7 Common Mistakes to Avoid When Installing a Water Hole for Deer
Updated: Sep 23
When it comes to improving your deer hunting property through habitat projects, installing a water hole for deer can be a game-changer. Watering holes serve as a consistent water source and can significantly influence deer movement.
While deer waterholes can be effective, there are common mistakes often made during installation. Below, we will explore these mistakes and offer tips for avoiding them to help you build effective water holes that improve your deer hunting.
Placing the waterhole in a location that will not collect water naturally is a sure way to limit the effectiveness, especially in seasons of dry weather.
Look for natural topography that will collect more water than the surrounding areas. Not only will this draw more water to your watering hole, these depressions in topography are areas deer love to use while navigating the land.
Without a doubt, one of the most common mistakes we see is burying your whitetail waterholes above ground.
If you want water to flow in, you can't leave that lip above grade. 90% of the waterholes we see miss this point. Hit rock or can't get it lower? Cut in some holes to get water in.
Having too waterholes on your property can create randomness in deer travel, making it almost impossible to take full advantage of them. More isn't better.
This is where a well thought out plan for managing your whitetail property comes into play. When considering the optimal location for a waterhole, focus on putting them at the top 30% of travel areas for deer movement.
Proximity to Food
Wasting the waterhole on a food plot. A food plot is typically an evening food source that deer already have a reason to travel to. Adding a waterhole within a food plot will only slightly alter travel if anything, oftentimes creating confusion when choosing stand locations around the plot.
Placing a waterhole in the woods on a travel corridor between a bedding area and food can be a great way to get a mature buck into bow range.
Buying the Wrong Waterhole Tub
Using a tub that is too small or shallow can cause it to dry up, even if it is located in the proper conditions.
Make sure the waterhole tub is at least 12" deep, although 18" is better. Don't worry, deer will hop right in it if the level is low.
Being convinced a "hunting" tub is better. A fancy "zero-depth" tub can cost $100s or even $1000s!
TSC 110 gallon tubs are just $75 and work great. Those "earth like" bottoms look good on the shelf, but 1" of actual dirt on the bottom of our waterholes is free.
Placing your waterhole on the tree stand side of the corridor can be a critical mistake.
Want a broadside or quartering away shot? Think about this as you are installing the waterhole in relation to you tree stand locations. Put it on the opposite side of the travel corridor to open up the vitals and create better shot opportunities.
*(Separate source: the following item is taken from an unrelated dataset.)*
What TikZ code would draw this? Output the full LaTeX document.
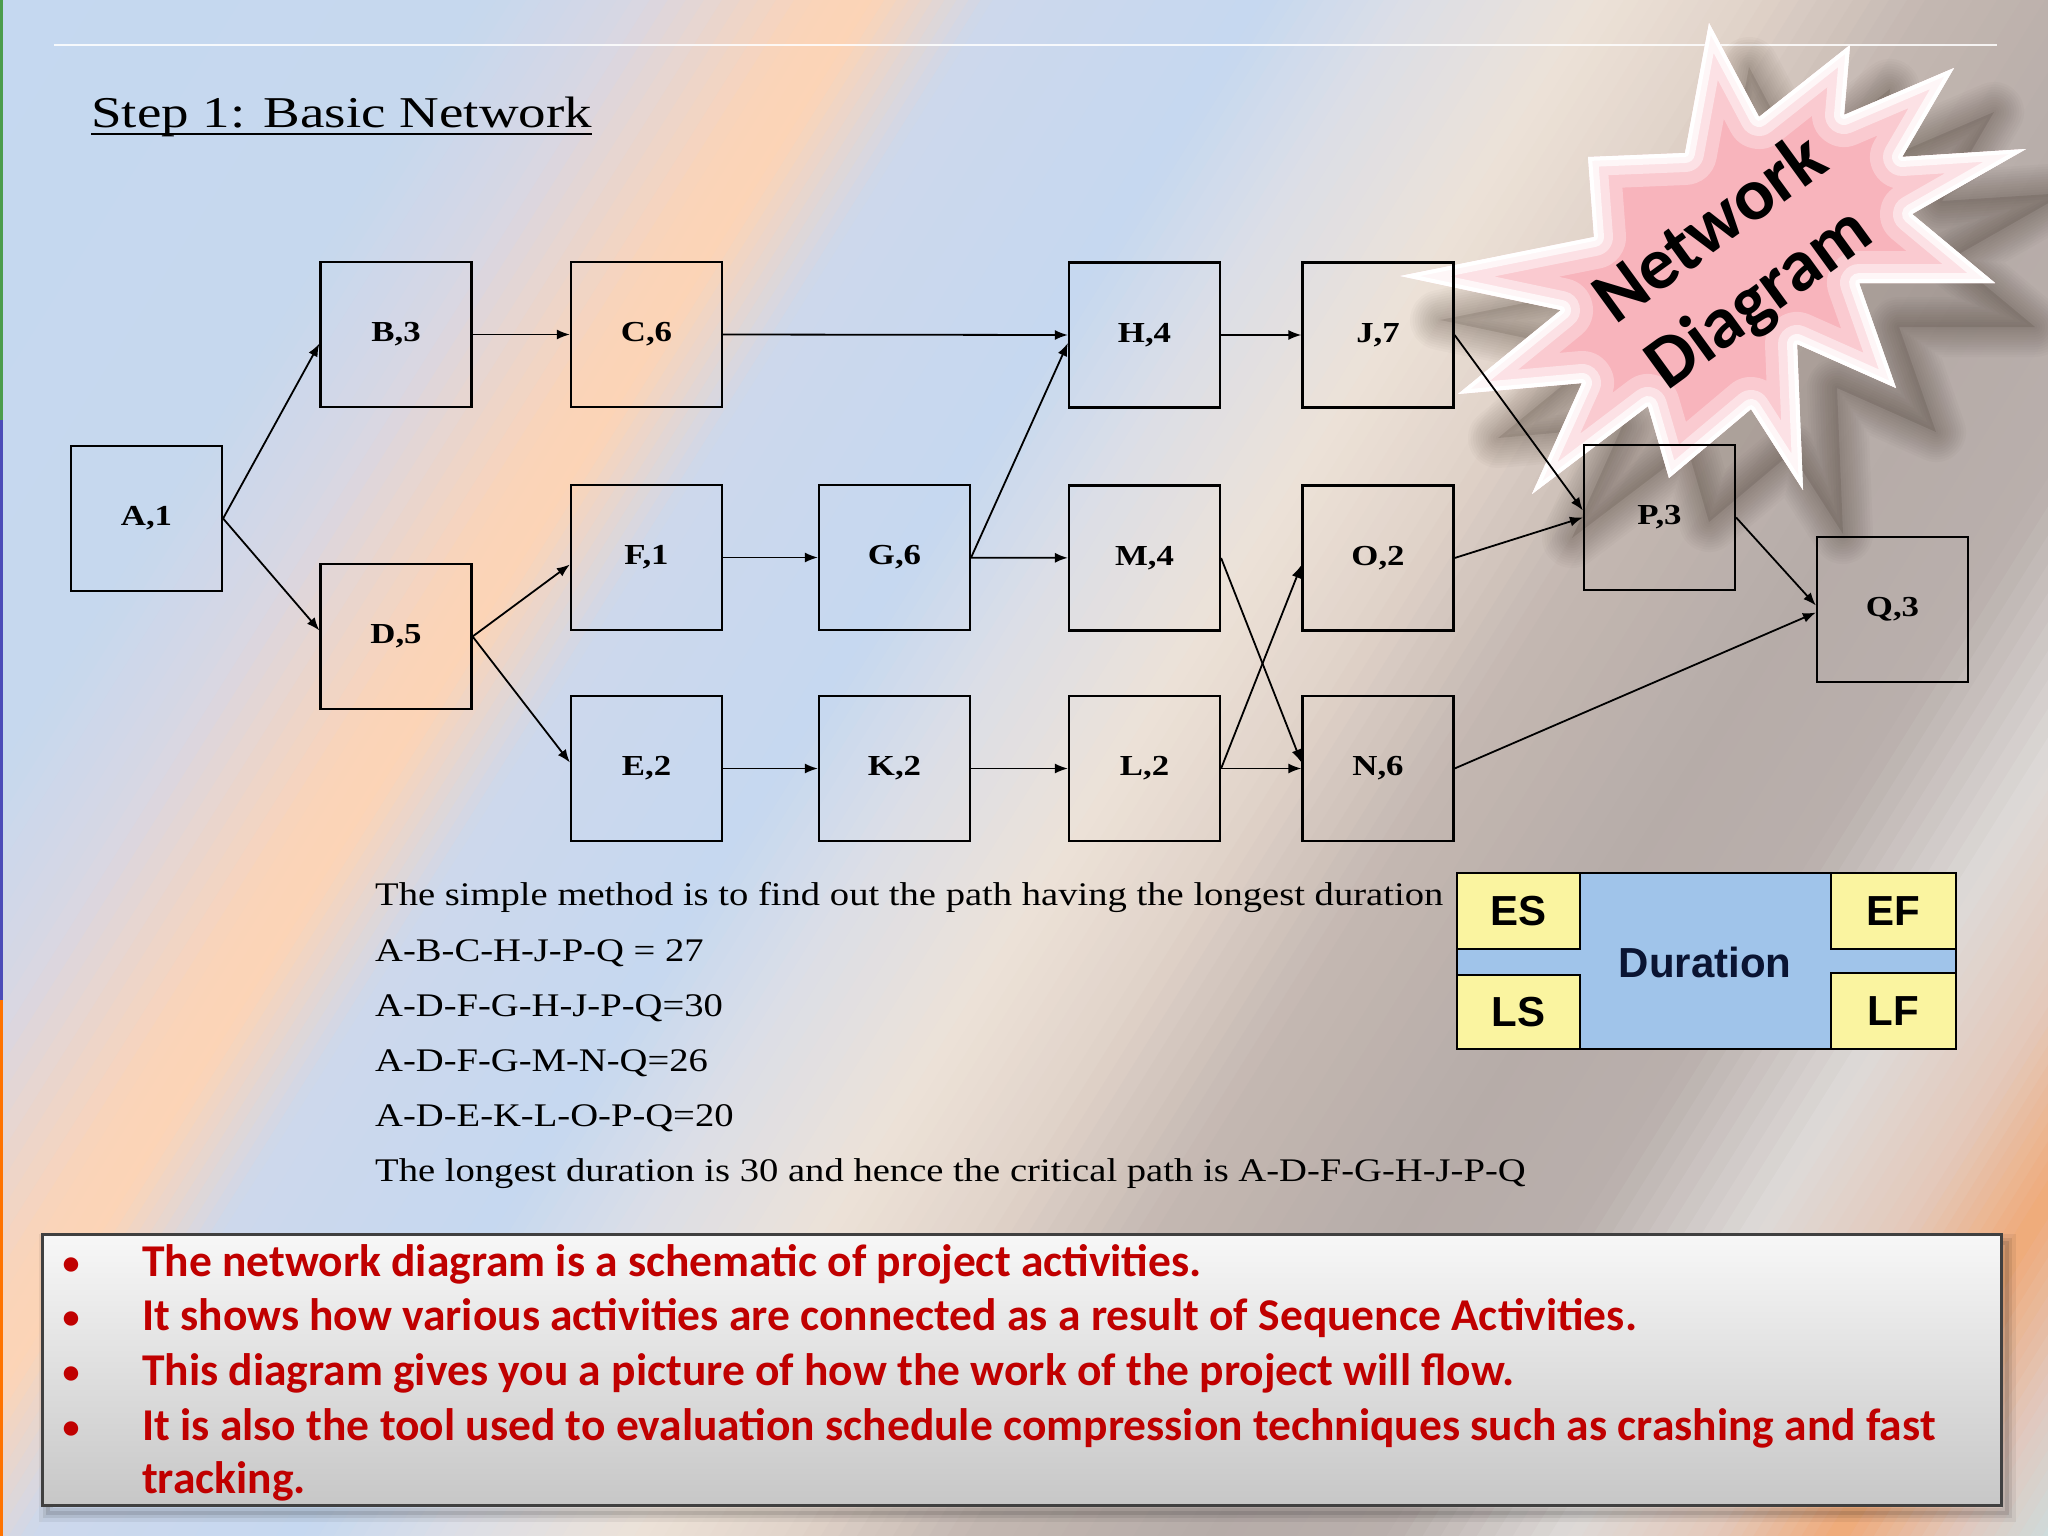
\documentclass[tikz,border=0pt]{standalone}
\usepackage{fontspec}
\setmainfont{Liberation Serif}
\newfontfamily\carl{Carlito}
\newfontfamily\lsans{Liberation Sans}
\usetikzlibrary{arrows.meta,calc}

\definecolor{s0}{RGB}{197,216,240}
\definecolor{s1}{RGB}{198,216,238}
\definecolor{s2}{RGB}{215,215,228}
\definecolor{s3}{RGB}{250,212,185}
\definecolor{s4}{RGB}{252,212,182}
\definecolor{s5}{RGB}{205,216,236}
\definecolor{s6}{RGB}{198,216,240}
\definecolor{s7}{RGB}{220,222,230}
\definecolor{s8}{RGB}{236,226,216}
\definecolor{s9}{RGB}{226,212,202}
\definecolor{s10}{RGB}{196,184,178}
\definecolor{s11}{RGB}{182,172,168}
\definecolor{s12}{RGB}{185,175,172}
\definecolor{s13}{RGB}{222,218,216}
\definecolor{s14}{RGB}{228,200,185}
\definecolor{s15}{RGB}{240,170,120}
\definecolor{s16}{RGB}{225,200,190}
\definecolor{s17}{RGB}{200,225,228}
\definecolor{starpink}{RGB}{248,180,188}
\definecolor{durblue}{RGB}{160,196,234}
\definecolor{duryel}{RGB}{250,244,160}
\definecolor{bulred}{RGB}{192,0,0}
\definecolor{durtxt}{RGB}{10,20,50}

\newcommand\bgseg[4]{%
 \foreach \k in {0,...,9}{%
  \pgfmathsetmacro\ta{(#1+(#2-#1)*\k/10)*2551}%
  \pgfmathsetmacro\tb{(#1+(#2-#1)*(\k+1)/10)*2551+4}%
  \pgfmathtruncatemacro\pc{100-10*\k-5}%
  \fill[#3!\pc!#4] ({\ta*0.848+1378},{\ta*0.53-2205}) -- ({\tb*0.848+1378},{\tb*0.53-2205}) -- ({\tb*0.848-1378},{\tb*0.53+2205}) -- ({\ta*0.848-1378},{\ta*0.53+2205}) -- cycle;
 }}

\newcommand\lbl[1]{\scalebox{1.2}[1]{#1}}
\newcommand\starshape{(1709,23) -- (1759,117) -- (1850,45) -- (1844,115) -- (1954,68) -- (1902,157) -- (2026,149) -- (1912,214) -- (1995,283) -- (1859,283) -- (1896,388) -- (1797,344) -- (1803,490) -- (1751,409) -- (1669,478) -- (1648,406) -- (1532,494) -- (1582,383) -- (1458,394) -- (1561,310) -- (1400,276) -- (1594,237) -- (1588,157) -- (1685,153) -- cycle}

\tikzset{
  box/.style={draw=black, line width=2.2pt, minimum width=151pt, minimum height=145pt, inner sep=0pt,
    font=\fontsize{29}{34}\selectfont\bfseries},
  arr/.style={line width=1.8pt, -{Latex[length=13pt,width=10pt]}},
  txtline/.style={anchor=base west, inner sep=0pt, font=\fontsize{33}{38}\selectfont},
  bul/.style={anchor=base west, inner sep=0pt, text=bulred, font=\carl\bfseries\fontsize{45.5}{54}\selectfont},
  bdot/.style={anchor=base, inner sep=0pt, text=bulred, font=\carl\bfseries\fontsize{34}{40}\selectfont},
  dcell/.style={draw=black, line width=2.5pt, fill=duryel},
  dtxt/.style={font=\lsans\bfseries\fontsize{42}{48}\selectfont, inner sep=0pt},
  startxt/.style={rotate=36, inner sep=0pt, font=\carl\bfseries\fontsize{74}{90}\selectfont}
}

\begin{document}
\begin{tikzpicture}[x=1pt,y=-1pt]
\useasboundingbox (0,0) rectangle (2048,1536);

% background
\begin{scope}
\clip (0,0) rectangle (2048,1536);
\fill[s0] (0,0) rectangle (2048,1536);
\bgseg{0.00}{0.16}{s0}{s1}
\bgseg{0.16}{0.21}{s1}{s2}
\bgseg{0.21}{0.27}{s2}{s3}
\bgseg{0.27}{0.29}{s3}{s4}
\bgseg{0.29}{0.33}{s4}{s5}
\bgseg{0.33}{0.42}{s5}{s6}
\bgseg{0.42}{0.47}{s6}{s7}
\bgseg{0.47}{0.53}{s7}{s8}
\bgseg{0.53}{0.58}{s8}{s9}
\bgseg{0.58}{0.64}{s9}{s10}
\bgseg{0.64}{0.72}{s10}{s11}
\bgseg{0.72}{0.78}{s11}{s12}
\bgseg{0.78}{0.84}{s12}{s13}
\bgseg{0.84}{0.89}{s13}{s14}
\bgseg{0.89}{0.93}{s14}{s15}
\bgseg{0.93}{0.97}{s15}{s16}
\bgseg{0.97}{1.01}{s16}{s17}
\fill[green!45!black!70] (0,0) rectangle (3,420);
\fill[blue!60!black!70] (0,420) rectangle (3,1000);
\fill[orange!90!red] (0,1000) rectangle (3,1536);
\end{scope}

% top rule
\draw[white, line width=2.5pt, opacity=0.85] (54,45) -- (1997,45);

% title
\node[anchor=base west, inner sep=0pt, font=\fontsize{44}{50}\selectfont] (title) at (91,128) {\scalebox{1.25}[1]{Step 1: Basic Network}};
\draw[line width=2.5pt] ($(title.base west)+(0,6)$) -- ($(title.base east)+(0,6)$);

% star shadow (soft, offset to lower right)
\begin{scope}[shift={(40,44)}]
\foreach \w in {60,55,50,45,40,35,30,25,20,15,10,5}{
  \draw[black!80!brown, opacity=0.022, line width=\w pt, line join=round] \starshape;
}
\fill[black!80!brown, opacity=0.12] \starshape;
\end{scope}
% star
\begin{scope}
\clip \starshape;
\fill[starpink] \starshape;
\draw[white, opacity=0.3, line width=64pt, line join=round] \starshape;
\draw[white, opacity=0.45, line width=38pt, line join=round] \starshape;
\draw[white, opacity=0.7, line width=20pt, line join=round] \starshape;
\draw[white, line width=8pt, line join=round] \starshape;
\end{scope}
\node[startxt] (st1) at (1708,226) {Network};
\node[startxt] (st2) at (1760,300) {Diagram};

% boxes
\node[box] (A) at (146.5,518.5) {\lbl{A,1}};
\node[box] (B) at (396,334.5) {\lbl{B,3}};
\node[box] (C) at (646.5,334.5) {\lbl{C,6}};
\node[box] (D) at (396,636.5) {\lbl{D,5}};
\node[box] (F) at (646.5,557.5) {\lbl{F,1}};
\node[box] (G) at (894.5,557.5) {\lbl{G,6}};
\node[box] (E) at (646.5,768.5) {\lbl{E,2}};
\node[box] (K) at (894.5,768.5) {\lbl{K,2}};
\node[box] (H) at (1144.5,335) {\lbl{H,4}};
\node[box] (J) at (1378,335) {\lbl{J,7}};
\node[box] (M) at (1144.5,558) {\lbl{M,4}};
\node[box] (O) at (1378,558) {\lbl{O,2}};
\node[box] (L) at (1144.5,768.5) {\lbl{L,2}};
\node[box] (N) at (1378,768.5) {\lbl{N,6}};
\node[box] (P) at (1659.5,517.5) {\lbl{P,3}};
\node[box] (Q) at (1892.5,609.5) {\lbl{Q,3}};

% connectors
\draw[arr] (A.east) -- ($(B.west)+(0,9)$);
\draw[arr] (A.east) -- ($(D.west)+(0,-6)$);
\draw[arr] (B) -- (C);
\draw[arr] (C.east) -- (H.west);
\draw[arr] (D.east) -- ($(F.west)+(0,7)$);
\draw[arr] (D.east) -- ($(E.west)+(0,-6)$);
\draw[arr] (F) -- (G);
\draw[arr] (G.east) -- ($(H.west)+(0,8)$);
\draw[arr] (G) -- (M);
\draw[arr] (E) -- (K);
\draw[arr] (K) -- (L);
\draw[arr] (H) -- (J);
\draw[arr] (J.east) -- ($(P.west)+(0,-7)$);
\draw[arr] (M.east) -- ($(N.west)+(0,-6)$);
\draw[arr] (L.east) -- ($(O.west)+(0,7)$);
\draw[arr] (L) -- (N);
\draw[arr] (O.east) -- (P.west);
\draw[arr] (P.east) -- ($(Q.west)+(0,-4)$);
\draw[arr] (N.east) -- ($(Q.west)+(0,3)$);

% explanation lines
\node[txtline] (t1) at (375,905) {\scalebox{1.17}[1]{The simple method is to find out the path having the longest duration}};
\node[txtline] (t2) at (375,961) {\scalebox{1.17}[1]{A-B-C-H-J-P-Q = 27}};
\node[txtline] (t3) at (375,1016) {\scalebox{1.17}[1]{A-D-F-G-H-J-P-Q=30}};
\node[txtline] (t4) at (375,1071) {\scalebox{1.17}[1]{A-D-F-G-M-N-Q=26}};
\node[txtline] (t5) at (375,1126) {\scalebox{1.17}[1]{A-D-E-K-L-O-P-Q=20}};
\node[txtline] (t6) at (375,1181) {\scalebox{1.17}[1]{The longest duration is 30 and hence the critical path is A-D-F-G-H-J-P-Q}};

% duration legend
\draw[line width=2.5pt, fill=durblue] (1457,873) rectangle (1956,1049);
\draw[dcell] (1457,873) rectangle (1580,949);
\draw[dcell] (1457,975) rectangle (1580,1049);
\draw[dcell] (1831,873) rectangle (1956,949);
\draw[dcell] (1831,973) rectangle (1956,1049);
\node[dtxt] (es) at (1518.5,911) {ES};
\node[dtxt] (ls) at (1518.5,1012) {LS};
\node[dtxt] (ef) at (1893.5,911) {EF};
\node[dtxt] (lf) at (1893.5,1011) {LF};
\node[dtxt, text=durtxt] (dur) at (1705,962) {Duration};

% bottom box
\foreach \w/\o in {18/0.06,10/0.08,4/0.10}{
  \draw[black, opacity=\o, line width=\w pt] (48,1243) rectangle (2007,1513);
}
\shade[top color=white!94!gray, bottom color=black!22] (42,1234) rectangle (2001,1505);
\draw[black!75, line width=3pt] (42,1234) rectangle (2001,1505);

\node[bdot] (b1) at (71,1274) {•};
\node[bdot] (b2) at (71,1328) {•};
\node[bdot] (b3) at (71,1383) {•};
\node[bdot] (b4) at (71,1438) {•};
\node[bul] (l1) at (142,1276) {The network diagram is a schematic of project activities.};
\node[bul] (l2) at (142,1330) {It shows how various activities are connected as a result of Sequence Activities.};
\node[bul] (l3) at (142,1385) {This diagram gives you a picture of how the work of the project will flow.};
\node[bul] (l4) at (142,1440) {It is also the tool used to evaluation schedule compression techniques such as crashing and fast};
\node[bul] (l5) at (142,1493) {tracking.};
\end{tikzpicture}
\end{document}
Having only 1 rodent stick can lead to unwanted pests and water contamination.
Deer and other critters mess with these. If they push in or break the one stick, you will be fishing dead mice out of your putrid puddle.
Installing water holes the right way is a great practice for managing your whitetail property and attracting more deer.
By following proper techniques and strategic placement you can develop effective water holes that hold water, draw deer, and improve your hunting season.
Last but not least, don't forget the trail cameras! These locations provide some of the best picture opportunities for deer and other wildlife among your property.